Feeder cattle price determination is a complex process. Many factors affect feeder markets — markets that, however they evolve, at some point become squeezed between the cost of feed and the price of the fed cattle.

The object of feeding cattle, whether stocking, backgrounding or finishing, is to add weight at a cost that's less than the value of the weight gained. But, as cattle grow, the cost of adding that weight changes.

In order to adjust for cost of gain, buyers “slide” prices depending on weight. But, a formidable task facing both buyers and sellers is determining how to value feeder calves at different weights.

This is especially tough in times of price volatility and uncertainly in feed costs and future fed cattle markets.
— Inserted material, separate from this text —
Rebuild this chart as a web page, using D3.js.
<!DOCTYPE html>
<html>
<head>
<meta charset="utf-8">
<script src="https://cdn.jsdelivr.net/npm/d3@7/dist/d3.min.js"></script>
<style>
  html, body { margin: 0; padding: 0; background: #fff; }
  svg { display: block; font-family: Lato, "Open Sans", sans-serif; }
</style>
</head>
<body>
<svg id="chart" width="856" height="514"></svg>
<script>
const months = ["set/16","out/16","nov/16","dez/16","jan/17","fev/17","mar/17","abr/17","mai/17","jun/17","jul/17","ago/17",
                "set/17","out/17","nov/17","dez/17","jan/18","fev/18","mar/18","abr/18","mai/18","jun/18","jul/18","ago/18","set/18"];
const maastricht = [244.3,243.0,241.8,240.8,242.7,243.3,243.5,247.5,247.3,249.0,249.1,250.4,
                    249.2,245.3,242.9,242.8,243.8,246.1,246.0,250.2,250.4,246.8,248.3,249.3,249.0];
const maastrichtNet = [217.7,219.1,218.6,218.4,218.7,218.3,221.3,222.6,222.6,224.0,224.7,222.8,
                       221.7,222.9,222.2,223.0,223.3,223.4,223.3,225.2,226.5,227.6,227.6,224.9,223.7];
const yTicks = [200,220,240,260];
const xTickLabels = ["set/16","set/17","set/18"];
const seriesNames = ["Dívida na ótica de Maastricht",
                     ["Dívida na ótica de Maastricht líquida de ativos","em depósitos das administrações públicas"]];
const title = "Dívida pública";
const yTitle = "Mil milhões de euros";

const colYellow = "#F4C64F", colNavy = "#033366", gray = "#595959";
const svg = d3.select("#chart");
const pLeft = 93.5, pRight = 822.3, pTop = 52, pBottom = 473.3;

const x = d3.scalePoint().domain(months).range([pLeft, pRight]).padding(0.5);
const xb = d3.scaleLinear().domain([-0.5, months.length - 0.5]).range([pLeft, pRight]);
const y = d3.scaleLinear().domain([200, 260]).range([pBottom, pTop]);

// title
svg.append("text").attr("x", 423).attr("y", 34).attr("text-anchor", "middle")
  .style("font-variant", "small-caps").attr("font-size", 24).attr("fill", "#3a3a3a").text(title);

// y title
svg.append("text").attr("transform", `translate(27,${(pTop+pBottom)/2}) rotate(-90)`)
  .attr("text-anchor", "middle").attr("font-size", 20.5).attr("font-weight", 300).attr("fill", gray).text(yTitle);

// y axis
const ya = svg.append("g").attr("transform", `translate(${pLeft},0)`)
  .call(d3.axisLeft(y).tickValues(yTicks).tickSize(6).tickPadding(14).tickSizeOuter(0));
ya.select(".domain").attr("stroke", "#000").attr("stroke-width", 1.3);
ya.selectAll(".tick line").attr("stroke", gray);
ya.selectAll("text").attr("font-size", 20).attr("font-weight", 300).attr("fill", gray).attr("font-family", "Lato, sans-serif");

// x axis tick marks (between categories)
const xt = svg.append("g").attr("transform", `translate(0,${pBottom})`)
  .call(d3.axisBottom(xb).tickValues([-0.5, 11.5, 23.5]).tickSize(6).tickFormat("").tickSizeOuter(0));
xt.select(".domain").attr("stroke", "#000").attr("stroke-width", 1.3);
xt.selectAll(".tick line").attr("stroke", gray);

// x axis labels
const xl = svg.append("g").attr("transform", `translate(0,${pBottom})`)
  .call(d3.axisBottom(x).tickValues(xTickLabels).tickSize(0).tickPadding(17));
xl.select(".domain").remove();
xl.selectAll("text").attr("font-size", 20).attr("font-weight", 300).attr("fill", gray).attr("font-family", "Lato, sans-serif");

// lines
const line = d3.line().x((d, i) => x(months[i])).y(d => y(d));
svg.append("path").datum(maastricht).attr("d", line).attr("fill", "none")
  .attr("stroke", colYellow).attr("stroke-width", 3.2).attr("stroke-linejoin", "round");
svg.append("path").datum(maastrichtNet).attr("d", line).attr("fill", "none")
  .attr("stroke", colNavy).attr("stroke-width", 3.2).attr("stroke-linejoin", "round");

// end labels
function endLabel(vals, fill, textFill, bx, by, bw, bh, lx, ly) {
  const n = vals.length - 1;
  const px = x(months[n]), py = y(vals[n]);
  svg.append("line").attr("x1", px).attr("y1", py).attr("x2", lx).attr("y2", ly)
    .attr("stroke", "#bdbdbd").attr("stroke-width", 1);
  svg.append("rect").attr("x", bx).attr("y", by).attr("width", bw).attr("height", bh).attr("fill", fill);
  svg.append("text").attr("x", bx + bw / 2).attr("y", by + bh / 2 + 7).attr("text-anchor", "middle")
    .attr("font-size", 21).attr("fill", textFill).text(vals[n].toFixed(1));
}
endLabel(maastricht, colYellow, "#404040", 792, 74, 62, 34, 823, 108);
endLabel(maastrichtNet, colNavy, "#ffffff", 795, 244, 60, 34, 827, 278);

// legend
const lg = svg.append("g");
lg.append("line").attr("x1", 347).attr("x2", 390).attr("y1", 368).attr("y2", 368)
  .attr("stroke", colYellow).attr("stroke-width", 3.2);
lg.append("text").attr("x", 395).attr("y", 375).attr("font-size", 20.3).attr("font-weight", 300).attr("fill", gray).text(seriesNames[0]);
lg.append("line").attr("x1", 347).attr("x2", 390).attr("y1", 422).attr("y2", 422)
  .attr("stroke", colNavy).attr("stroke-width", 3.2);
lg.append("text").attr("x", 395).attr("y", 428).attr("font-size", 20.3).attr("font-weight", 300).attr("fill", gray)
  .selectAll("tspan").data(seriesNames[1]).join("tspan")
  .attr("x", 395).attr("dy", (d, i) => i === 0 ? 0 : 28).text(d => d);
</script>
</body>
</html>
“The negative relationship between weight and price, what we often call a price slide, reflects a buyer's expected cost of gain versus the value of gain,” says Kevin Dhuyvetter. He's a professor of agricultural economics at Kansas State University (KSU). “Thus, feeder cattle price slides will vary as both cost of feed and the price of fed cattle vary.”
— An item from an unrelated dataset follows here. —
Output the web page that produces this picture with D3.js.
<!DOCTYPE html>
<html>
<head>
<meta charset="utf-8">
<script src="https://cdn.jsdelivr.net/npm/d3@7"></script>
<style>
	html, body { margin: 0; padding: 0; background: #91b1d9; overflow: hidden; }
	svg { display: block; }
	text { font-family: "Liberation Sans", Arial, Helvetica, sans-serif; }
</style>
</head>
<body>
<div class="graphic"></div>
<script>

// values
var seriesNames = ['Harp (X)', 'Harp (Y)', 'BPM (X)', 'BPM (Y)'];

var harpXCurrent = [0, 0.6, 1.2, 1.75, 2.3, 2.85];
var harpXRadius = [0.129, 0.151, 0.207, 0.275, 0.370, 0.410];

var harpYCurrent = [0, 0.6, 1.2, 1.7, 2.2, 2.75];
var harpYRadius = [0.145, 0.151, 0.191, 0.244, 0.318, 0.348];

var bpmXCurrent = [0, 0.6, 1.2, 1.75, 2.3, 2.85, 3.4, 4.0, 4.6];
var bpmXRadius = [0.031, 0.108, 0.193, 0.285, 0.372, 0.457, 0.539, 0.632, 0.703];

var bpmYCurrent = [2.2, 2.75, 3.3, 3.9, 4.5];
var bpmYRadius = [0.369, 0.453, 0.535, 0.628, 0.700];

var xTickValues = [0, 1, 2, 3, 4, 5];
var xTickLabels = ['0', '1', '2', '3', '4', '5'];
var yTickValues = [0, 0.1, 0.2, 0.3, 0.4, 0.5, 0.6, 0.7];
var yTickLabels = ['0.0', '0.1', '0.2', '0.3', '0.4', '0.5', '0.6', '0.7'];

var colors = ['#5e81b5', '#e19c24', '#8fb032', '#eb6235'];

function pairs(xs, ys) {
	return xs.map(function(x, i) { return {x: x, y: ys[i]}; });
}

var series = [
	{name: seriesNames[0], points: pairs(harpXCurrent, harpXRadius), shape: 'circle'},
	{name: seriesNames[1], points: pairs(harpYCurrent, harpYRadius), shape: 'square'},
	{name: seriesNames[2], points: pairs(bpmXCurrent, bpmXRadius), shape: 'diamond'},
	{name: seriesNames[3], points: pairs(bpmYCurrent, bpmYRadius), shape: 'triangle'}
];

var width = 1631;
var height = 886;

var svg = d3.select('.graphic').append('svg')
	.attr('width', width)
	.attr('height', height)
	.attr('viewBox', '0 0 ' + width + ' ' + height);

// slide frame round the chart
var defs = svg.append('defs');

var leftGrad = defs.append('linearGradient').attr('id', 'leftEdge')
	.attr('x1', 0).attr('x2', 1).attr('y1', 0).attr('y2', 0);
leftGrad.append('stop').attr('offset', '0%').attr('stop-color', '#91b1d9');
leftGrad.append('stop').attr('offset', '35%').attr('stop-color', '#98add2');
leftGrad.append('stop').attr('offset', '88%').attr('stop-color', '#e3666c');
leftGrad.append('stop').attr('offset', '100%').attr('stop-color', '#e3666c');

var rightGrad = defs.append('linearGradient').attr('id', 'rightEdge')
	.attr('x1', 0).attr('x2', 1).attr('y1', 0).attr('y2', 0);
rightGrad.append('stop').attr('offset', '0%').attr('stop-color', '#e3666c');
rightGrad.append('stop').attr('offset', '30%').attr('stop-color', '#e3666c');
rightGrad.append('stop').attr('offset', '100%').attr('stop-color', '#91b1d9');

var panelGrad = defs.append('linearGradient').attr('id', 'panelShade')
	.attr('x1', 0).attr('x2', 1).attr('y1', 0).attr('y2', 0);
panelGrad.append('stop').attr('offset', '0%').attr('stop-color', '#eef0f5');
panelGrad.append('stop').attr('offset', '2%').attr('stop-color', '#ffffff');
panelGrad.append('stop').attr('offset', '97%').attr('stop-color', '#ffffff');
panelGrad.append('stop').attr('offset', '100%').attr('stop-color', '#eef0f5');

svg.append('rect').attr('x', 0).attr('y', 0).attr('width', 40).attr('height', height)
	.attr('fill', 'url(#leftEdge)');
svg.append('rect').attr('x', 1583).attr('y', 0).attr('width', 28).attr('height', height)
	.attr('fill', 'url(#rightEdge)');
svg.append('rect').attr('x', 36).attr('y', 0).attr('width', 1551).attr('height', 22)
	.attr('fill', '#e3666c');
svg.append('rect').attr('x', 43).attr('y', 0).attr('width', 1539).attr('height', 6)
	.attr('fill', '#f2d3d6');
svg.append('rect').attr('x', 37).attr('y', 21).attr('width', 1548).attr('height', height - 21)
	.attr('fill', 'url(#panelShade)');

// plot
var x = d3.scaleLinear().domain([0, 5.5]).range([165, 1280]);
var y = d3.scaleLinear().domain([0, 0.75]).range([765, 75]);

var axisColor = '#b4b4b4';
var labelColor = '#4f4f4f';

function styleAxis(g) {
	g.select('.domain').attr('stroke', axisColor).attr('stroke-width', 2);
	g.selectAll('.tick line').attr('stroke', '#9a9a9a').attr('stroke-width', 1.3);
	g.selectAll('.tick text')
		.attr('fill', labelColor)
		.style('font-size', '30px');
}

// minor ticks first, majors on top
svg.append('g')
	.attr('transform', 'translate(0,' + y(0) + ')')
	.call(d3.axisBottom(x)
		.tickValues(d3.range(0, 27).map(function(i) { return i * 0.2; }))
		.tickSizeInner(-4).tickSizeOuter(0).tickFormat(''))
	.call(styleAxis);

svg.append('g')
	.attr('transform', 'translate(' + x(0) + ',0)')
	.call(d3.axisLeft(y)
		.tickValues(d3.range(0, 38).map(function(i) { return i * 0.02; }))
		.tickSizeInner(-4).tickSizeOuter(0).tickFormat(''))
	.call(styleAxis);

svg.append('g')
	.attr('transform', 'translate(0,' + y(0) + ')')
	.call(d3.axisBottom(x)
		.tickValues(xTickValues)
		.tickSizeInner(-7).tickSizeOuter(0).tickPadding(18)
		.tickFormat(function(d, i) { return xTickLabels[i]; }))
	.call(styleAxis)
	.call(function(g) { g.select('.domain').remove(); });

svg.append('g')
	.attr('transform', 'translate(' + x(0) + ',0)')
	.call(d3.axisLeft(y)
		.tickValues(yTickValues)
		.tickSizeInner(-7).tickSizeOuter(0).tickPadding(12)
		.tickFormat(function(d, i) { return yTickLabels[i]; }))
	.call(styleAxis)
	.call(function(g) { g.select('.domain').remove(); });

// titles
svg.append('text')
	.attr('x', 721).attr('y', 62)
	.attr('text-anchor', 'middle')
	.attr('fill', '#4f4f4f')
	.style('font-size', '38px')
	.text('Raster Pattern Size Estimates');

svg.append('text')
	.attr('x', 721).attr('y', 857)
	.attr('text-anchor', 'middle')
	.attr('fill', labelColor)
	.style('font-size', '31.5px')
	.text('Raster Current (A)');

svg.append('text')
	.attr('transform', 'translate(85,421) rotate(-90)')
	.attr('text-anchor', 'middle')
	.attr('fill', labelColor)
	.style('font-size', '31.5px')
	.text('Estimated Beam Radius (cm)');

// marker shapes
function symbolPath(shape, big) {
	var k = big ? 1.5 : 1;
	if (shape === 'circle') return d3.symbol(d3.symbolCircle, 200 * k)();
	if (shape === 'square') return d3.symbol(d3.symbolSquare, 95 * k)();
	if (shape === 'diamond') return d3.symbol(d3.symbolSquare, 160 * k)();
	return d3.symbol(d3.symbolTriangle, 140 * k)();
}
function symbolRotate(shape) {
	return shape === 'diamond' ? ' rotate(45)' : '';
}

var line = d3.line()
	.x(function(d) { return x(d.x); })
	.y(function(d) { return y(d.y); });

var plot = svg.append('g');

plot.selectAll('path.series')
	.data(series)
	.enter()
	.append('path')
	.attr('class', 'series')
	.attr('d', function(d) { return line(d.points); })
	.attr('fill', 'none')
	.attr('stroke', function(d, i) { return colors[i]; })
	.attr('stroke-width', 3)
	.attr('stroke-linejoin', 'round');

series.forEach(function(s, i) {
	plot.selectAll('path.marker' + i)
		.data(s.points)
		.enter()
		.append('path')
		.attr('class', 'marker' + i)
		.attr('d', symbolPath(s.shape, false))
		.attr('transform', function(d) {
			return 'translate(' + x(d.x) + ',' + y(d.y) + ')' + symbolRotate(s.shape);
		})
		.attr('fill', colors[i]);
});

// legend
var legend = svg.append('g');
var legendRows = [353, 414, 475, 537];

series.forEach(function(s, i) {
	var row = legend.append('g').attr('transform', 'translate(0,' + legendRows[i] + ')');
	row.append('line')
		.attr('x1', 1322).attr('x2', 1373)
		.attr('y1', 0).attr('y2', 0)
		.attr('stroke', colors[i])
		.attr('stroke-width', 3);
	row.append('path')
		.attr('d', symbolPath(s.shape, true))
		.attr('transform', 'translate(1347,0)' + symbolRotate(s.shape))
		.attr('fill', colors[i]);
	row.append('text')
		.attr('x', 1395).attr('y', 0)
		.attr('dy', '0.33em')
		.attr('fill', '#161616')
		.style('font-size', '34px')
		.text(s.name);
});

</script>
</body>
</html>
Buyers and sellers often use a predetermined price slide. But, if premiums and discounts associated with weight vary with market conditions, a price slide that's held constant increases risk to both parties.

“A dynamic price slide — one that varies with market conditions — is more appropriate than a fixed price slide,” explains Dhuyvetter. The most economically important price-weight slide determinants are price of feed and expected fed cattle price.
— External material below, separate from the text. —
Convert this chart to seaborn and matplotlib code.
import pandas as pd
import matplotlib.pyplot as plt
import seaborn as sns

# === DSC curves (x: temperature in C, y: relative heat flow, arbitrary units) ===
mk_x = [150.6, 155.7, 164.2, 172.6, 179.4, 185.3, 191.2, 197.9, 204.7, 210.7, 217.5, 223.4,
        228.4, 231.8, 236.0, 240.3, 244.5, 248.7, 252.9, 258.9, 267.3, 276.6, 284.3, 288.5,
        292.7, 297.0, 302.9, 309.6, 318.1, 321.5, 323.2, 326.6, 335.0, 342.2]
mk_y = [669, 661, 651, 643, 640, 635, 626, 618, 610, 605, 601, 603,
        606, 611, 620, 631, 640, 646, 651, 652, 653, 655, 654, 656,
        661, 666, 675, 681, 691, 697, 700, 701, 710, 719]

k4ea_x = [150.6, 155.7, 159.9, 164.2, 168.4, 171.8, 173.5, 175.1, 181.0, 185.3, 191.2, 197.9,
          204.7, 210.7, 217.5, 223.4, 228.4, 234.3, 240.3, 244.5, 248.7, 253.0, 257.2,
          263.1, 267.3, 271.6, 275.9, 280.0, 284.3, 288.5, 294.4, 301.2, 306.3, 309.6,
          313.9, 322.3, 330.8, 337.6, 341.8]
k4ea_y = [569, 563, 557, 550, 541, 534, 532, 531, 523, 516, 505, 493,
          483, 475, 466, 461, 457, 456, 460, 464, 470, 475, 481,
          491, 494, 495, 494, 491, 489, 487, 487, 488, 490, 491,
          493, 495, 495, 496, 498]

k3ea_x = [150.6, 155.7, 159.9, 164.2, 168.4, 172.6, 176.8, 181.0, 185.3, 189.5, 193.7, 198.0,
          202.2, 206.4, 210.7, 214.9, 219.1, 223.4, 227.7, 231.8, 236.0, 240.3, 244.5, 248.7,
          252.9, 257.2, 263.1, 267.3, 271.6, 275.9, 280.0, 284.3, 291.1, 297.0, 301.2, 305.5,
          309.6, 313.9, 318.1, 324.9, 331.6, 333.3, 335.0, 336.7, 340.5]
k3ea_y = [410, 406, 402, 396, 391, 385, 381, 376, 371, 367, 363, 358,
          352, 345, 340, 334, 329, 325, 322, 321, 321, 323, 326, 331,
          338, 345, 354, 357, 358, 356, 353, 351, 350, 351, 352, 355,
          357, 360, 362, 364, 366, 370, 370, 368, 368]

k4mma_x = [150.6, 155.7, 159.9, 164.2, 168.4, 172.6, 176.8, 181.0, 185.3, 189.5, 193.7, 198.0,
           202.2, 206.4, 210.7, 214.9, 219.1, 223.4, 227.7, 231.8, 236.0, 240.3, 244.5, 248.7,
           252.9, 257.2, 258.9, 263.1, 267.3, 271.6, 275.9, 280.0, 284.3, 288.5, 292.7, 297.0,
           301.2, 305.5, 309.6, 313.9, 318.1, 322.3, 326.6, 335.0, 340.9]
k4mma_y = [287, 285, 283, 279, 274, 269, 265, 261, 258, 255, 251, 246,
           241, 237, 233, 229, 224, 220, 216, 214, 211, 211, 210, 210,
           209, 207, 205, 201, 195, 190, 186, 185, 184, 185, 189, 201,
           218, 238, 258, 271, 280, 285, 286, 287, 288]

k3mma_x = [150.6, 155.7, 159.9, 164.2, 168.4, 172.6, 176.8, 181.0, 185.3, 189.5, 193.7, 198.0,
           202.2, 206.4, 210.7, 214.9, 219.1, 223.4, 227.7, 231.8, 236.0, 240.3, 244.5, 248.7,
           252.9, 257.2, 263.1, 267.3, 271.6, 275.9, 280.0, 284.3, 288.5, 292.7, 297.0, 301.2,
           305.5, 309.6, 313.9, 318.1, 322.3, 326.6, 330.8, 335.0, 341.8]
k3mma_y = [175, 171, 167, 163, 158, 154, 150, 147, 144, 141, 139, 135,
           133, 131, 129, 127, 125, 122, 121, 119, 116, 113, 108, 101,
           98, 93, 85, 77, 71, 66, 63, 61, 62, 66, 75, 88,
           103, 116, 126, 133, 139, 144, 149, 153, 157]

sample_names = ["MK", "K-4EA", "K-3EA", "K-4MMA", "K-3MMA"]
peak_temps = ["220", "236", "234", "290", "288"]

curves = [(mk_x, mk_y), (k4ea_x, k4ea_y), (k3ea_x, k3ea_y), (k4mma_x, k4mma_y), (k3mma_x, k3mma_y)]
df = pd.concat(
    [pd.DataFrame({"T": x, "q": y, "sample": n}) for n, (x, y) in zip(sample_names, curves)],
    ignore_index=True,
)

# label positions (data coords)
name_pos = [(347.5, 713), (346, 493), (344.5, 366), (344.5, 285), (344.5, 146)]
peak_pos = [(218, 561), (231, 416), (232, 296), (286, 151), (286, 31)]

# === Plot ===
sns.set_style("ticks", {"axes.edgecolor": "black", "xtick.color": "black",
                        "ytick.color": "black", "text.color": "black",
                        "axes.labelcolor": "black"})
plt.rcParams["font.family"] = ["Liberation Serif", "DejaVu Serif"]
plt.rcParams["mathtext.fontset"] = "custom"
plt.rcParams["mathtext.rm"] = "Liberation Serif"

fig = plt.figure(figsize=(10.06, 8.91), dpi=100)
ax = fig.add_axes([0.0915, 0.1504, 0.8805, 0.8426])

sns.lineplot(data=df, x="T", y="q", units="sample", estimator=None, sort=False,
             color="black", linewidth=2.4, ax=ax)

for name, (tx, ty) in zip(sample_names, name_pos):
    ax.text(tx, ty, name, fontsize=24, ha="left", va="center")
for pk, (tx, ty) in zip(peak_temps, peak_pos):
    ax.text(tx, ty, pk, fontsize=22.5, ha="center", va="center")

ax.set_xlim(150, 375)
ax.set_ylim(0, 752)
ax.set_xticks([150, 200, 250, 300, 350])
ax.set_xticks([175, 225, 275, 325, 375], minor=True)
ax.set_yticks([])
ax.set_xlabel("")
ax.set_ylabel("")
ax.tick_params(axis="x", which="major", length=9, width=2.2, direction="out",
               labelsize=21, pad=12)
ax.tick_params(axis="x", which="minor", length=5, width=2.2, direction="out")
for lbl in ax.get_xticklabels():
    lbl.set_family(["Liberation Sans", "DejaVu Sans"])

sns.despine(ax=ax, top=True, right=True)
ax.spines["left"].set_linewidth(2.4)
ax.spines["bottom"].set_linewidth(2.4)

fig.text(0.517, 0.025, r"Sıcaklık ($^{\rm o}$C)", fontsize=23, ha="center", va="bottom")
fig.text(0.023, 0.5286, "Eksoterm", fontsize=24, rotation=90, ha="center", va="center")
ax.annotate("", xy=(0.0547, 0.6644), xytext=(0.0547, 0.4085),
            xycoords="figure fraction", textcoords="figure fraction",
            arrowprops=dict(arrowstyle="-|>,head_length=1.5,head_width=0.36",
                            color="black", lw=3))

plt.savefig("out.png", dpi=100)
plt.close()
Using 10 years of historical sale barn data, Dhuyvetter and KSU's Ted Schroeder have estimated several formulas to demonstrate price-weight relationships.

Figure 1 shows the feeder steer price-weight relationship for three levels of corn price. As corn prices vary, the price slides respond differently.

The expected fed cattle price also has a sizeable impact in the price-weight relationship as shown in Figure 2.

“Price-weight slides increase notably when corn prices decline,” Schroeder says. “In other words, premiums for lightweight calves increase as feed prices decrease. Likewise, when expected fed cattle prices increase, price-weight slides increase.”

Figure 3 shows the relationship between feeder steer and feeder heifer prices as weight varies with corn and fed cattle prices. As expected, the price slide is negative for both sexes. But the relationship differs between steers and heifers.

A couple of possible explanations exist for this result, says Dhuyvetter. First, an 800-lb. heifer is not equivalent to an 800-lb. steer because they have different end weights. The price-weight relationship is not expected to be exactly the same.

Also, it is possible that heifers may be in a completely different market than steers at times (e.g., breeding stock versus feeder cattle). Thus, differences between price slides would be expected.

“Regardless of the reason, the price slide is similar for lightweight steers and heifers, but it's considerably less for heavy weight heifers and steers on average,” Dhuyvetter says.

Analyzing these feeder cattle price-weight relationships can be made easier using an electronic spreadsheet developed at KSU.

“Our spreadsheet estimates the expected price-weight relationship for various corn and fed cattle prices and feeder cattle weights,” adds Dhuyvetter. “Using this information, producers who forward contract feeder cattle, backgrounders who feed calves to varying weights, and producers who purchase feeder cattle can do a better job of adjusting weight-price relationships in a very complex marketplace.”